Children frequently have the chance to use their design and technology skills to help their learning in other subjects and are not limited to using them only in design and technology lessons. Using problem solving skills throughout the entire curriculum enables all students, regardless of ability, to apply what they have learned into practise and reinforce important concepts. It can help bring important ideas to life and give pupils useful, alternate ways to document and show their learning.
Implementation
The Mill Lane Primary School design and technology curriculum is fit for purpose and ensures full curriculum coverage. Design and technology is taught in termly blocks focusing on knowledge and skills stated in the national curriculum. The national curriculum objectives are broken down into key areas so that children can research, design, make, evaluate whilst developing their technical knowledge.

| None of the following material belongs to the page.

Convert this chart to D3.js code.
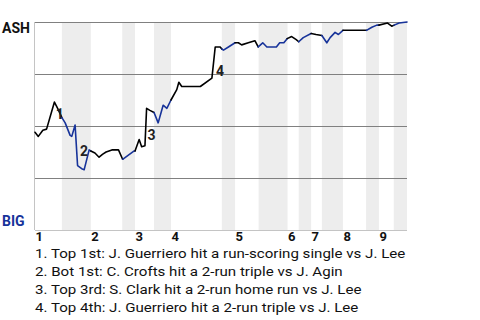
<!DOCTYPE html>
<html lang="en">
<head>
<meta charset="utf-8">
<title>Win Probability</title>
<script src="https://d3js.org/d3.v7.min.js"></script>
<style>
  body { margin: 0; background: #fff; }
  svg { font-family: Roboto, "Noto Sans", sans-serif; }
</style>
</head>
<body>
<svg width="480" height="320"></svg>
<script>
  const awayTeam = "ASH";
  const homeTeam = "BIG";
  const innings = ["1", "2", "3", "4", "5", "6", "7", "8", "9"];
  // play index where each half-inning begins (top 1st, bot 1st, top 2nd, ...)
  const halfStarts = [0, 6.5, 13.5, 21.1, 24.2, 28.8, 32.9, 45.2, 48.4, 54.1,
                      61.1, 63.8, 66.8, 69.4, 74.5, 80.1, 83.2, 86.8];
  const totalPlays = 90;

  const playIdx = [0, 0.8, 1.9, 2.8, 4.7, 5.6, 6.5, 7.3, 8.5, 8.9, 9.7, 10.3, 11.3, 11.9, 13.1,
                   13.5, 14.5, 15.5, 16.4, 17.2, 18.6, 20.2, 21.2, 22.6, 24.0, 24.2, 25.2, 25.8,
                   26.6, 27.0, 27.8, 28.8, 29.8, 31.0, 31.9, 32.9, 34.3, 34.8, 35.5, 40.0, 42.8,
                   43.6, 44.8, 45.2, 45.6, 46.8, 48.4, 49.2, 50.0, 51.6, 53.2, 54.0, 55.1, 56.1,
                   58.4, 59.2, 60.2, 61.0, 62.1, 63.2, 63.8, 64.9, 66.8, 68.0, 69.4, 70.6, 71.4,
                   72.6, 73.4, 74.5, 80.2, 81.5, 82.7, 83.2, 85.3, 86.3, 86.9, 88.1, 90];
  // ASH win probability (%)
  const ashWp = [47, 45, 48, 48.5, 61.5, 58, 54, 51.5, 45.5, 45, 50.5, 31, 29.5, 29, 38.5,
                 38, 37, 35, 36.5, 37.5, 38.5, 38.5, 34, 36, 38, 38, 43.5, 40,
                 40.5, 58.5, 57.5, 56.5, 51.5, 60, 58.5, 62.5, 67.5, 71, 69, 69, 73,
                 88, 88, 87, 86.5, 88, 90, 90, 89, 90, 91, 88, 90, 88,
                 88, 90, 90, 92, 93, 91.5, 90.5, 92.5, 94.5, 94, 93.5, 90, 92.5,
                 95, 94, 96, 96, 97.5, 98.5, 98.5, 99.5, 98, 98.5, 99.5, 100];

  const eventLabels = ["1", "2", "3", "4"];
  const eventIdx = [5.0, 10.9, 27.2, 43.8];
  const eventWp = [53.4, 35.6, 43.3, 74.0];
  const eventText = [
    "1. Top 1st: J. Guerriero hit a run-scoring single vs J. Lee",
    "2. Bot 1st: C. Crofts hit a 2-run triple vs J. Agin",
    "3. Top 3rd: S. Clark hit a 2-run home run vs J. Lee",
    "4. Top 4th: J. Guerriero hit a 2-run triple vs J. Lee"
  ];
  const gridWp = [25, 50, 75, 100];

  const svg = d3.select("svg");
  const margin = { top: 22, right: 73, bottom: 90, left: 35 };
  const width = 480 - margin.left - margin.right;
  const height = 320 - margin.top - margin.bottom;

  const x = d3.scaleLinear().domain([0, totalPlays]).range([margin.left, margin.left + width]);
  const y = d3.scaleLinear().domain([0, 100]).range([margin.top + height, margin.top]);

  const blue = "#17339a";

  // bottom-half shading
  const halfEnds = halfStarts.slice(1).concat([totalPlays]);
  svg.append("g")
    .selectAll("rect")
    .data(halfStarts.map((s, i) => ({ s, e: halfEnds[i], bottom: i % 2 === 1 })).filter(d => d.bottom))
    .join("rect")
    .attr("x", d => x(d.s))
    .attr("width", d => x(d.e) - x(d.s))
    .attr("y", y(100))
    .attr("height", y(0) - y(100))
    .attr("fill", "#ededed");

  svg.append("g")
    .selectAll("line")
    .data(gridWp)
    .join("line")
    .attr("x1", x(0)).attr("x2", x(totalPlays))
    .attr("y1", d => y(d) + 0.5).attr("y2", d => y(d) + 0.5)
    .attr("stroke", "#808080");

  svg.append("line")
    .attr("x1", x(0)).attr("x2", x(totalPlays))
    .attr("y1", y(0) + 0.5).attr("y2", y(0) + 0.5)
    .attr("stroke", "#c4c4c4");
  svg.append("line")
    .attr("x1", x(0) - 0.5).attr("x2", x(0) - 0.5)
    .attr("y1", y(100)).attr("y2", y(0))
    .attr("stroke", "#c4c4c4");

  // win probability line, coloured by half-inning
  function halfOf(p) {
    let h = 0;
    halfStarts.forEach((s, i) => { if (p >= s) h = i; });
    return h;
  }
  const pts = playIdx.map((p, i) => [p, ashWp[i]]);
  const groups = [];
  for (let i = 1; i < pts.length; i++) {
    const bottom = halfOf((pts[i - 1][0] + pts[i][0]) / 2) % 2 === 1;
    const last = groups[groups.length - 1];
    if (last && last.bottom === bottom) last.pts.push(pts[i]);
    else groups.push({ bottom, pts: [pts[i - 1], pts[i]] });
  }
  const line = d3.line().x(d => x(d[0])).y(d => y(d[1]));
  svg.append("g")
    .selectAll("path")
    .data(groups)
    .join("path")
    .attr("d", d => line(d.pts))
    .attr("fill", "none")
    .attr("stroke", d => d.bottom ? blue : "#000")
    .attr("stroke-width", 1.6)
    .attr("stroke-linejoin", "round")
    .attr("stroke-linecap", "round");

  svg.append("g")
    .selectAll("text")
    .data(eventLabels)
    .join("text")
    .attr("x", (d, i) => x(eventIdx[i]))
    .attr("y", (d, i) => y(eventWp[i]))
    .attr("font-size", 14)
    .attr("font-weight", "bold")
    .attr("fill", "#222")
    .text(d => d);

  // team labels
  svg.append("text").attr("x", 2).attr("y", 33)
    .attr("font-size", 14).attr("font-weight", "bold").attr("fill", "#111")
    .text(awayTeam);
  svg.append("text").attr("x", 2).attr("y", 226)
    .attr("font-size", 14).attr("font-weight", "bold").attr("fill", blue)
    .text(homeTeam);

  // inning labels
  svg.append("g")
    .selectAll("text")
    .data(innings)
    .join("text")
    .attr("x", (d, i) => x(halfStarts[i * 2]) + 0.5)
    .attr("y", 241)
    .attr("font-size", 13)
    .attr("font-weight", "bold")
    .attr("fill", "#111")
    .text(d => d);

  // play descriptions, drawn a little wide like the original
  svg.append("g")
    .attr("transform", "translate(35,0) scale(1.18,1)")
    .selectAll("text")
    .data(eventText)
    .join("text")
    .attr("x", 0)
    .attr("y", (d, i) => 258.5 + i * 18)
    .attr("font-size", 12.8)
    .attr("fill", "#111")
    .text(d => d);
</script>
</body>
</html>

Children evaluate their own products against a design criterion, which allows them to not only celebrate their successes but also consider how to improve the products that they have designed. Each of these steps is rooted in technical knowledge and vocabulary. Design and technology is taught to a high standard, where each of the stages should be given equal weight. The key areas of learning for children are:
- Structures
- Mechanisms
- Textiles
- Food and Nutrition
- Electrical Systems (KS2)
Physical mechanisms, cooking methods or the merits and drawbacks of working with particular tools, materials and equipment are explored within the units to give the widest possible range of experiences for all children. The materials and media used are revisited throughout units and year groups to ensure progression of skills previously developed. Children have access to key knowledge and vocabulary in order to understand and readily apply new terminology to their work in art and across the wider curriculum.
To ensure high standards of teaching and learning in design and technology, Mill Lane have developed and implemented a curriculum that is progressive throughout the whole school. Activities in each unit build upon the prior learning of the children and develop the use of progressive vocabulary throughout. We give children of all abilities the opportunity to develop their skills, knowledge and understanding so that the children are increasingly challenged as they move through the school.
The most current documents are available at the top of this page. The curriculum map helps to show the progression planned across the whole school in terms of their theoretical, practical and disciplinary knowledge.
Impact
If you were to walk into design and technology lessons at Mill Lane, you would see:
- Clear skills being taught.
- Children using a variety of visual aids other inventors work as inspiration.
- Designing and planning time.
- A range of materials and resources used throughout the year.
- Children confident to express what has gone well in their designs and what can be improved.
- Children reflecting on their own work, evaluating its effectiveness and editing where necessary.
At Mill Lane Primary School, we are able to measure the impact that design and technology has had for all children by:
- Determining the extent to which objectives are met within each lesson and at the end of each unit.
- Summative assessment of pupil discussions about their learning.
- Images of the children’s practical learning which may include looking at photos, sketchbooks, Evidence Me, feedback or iPad work.
- Interviewing the pupils about their learning (pupil voice).
- Moderation staff meetings where pupil’s books are scrutinised and there is the opportunity for a dialogue between teachers to understand their class’s work.
- Annual reporting of standards across the curriculum.
A recent pupil voice survey found that children in our school say that they love design and technology at Mill Lane because…
“I can make things. I design them myself! I love it when I can show people what I have made.”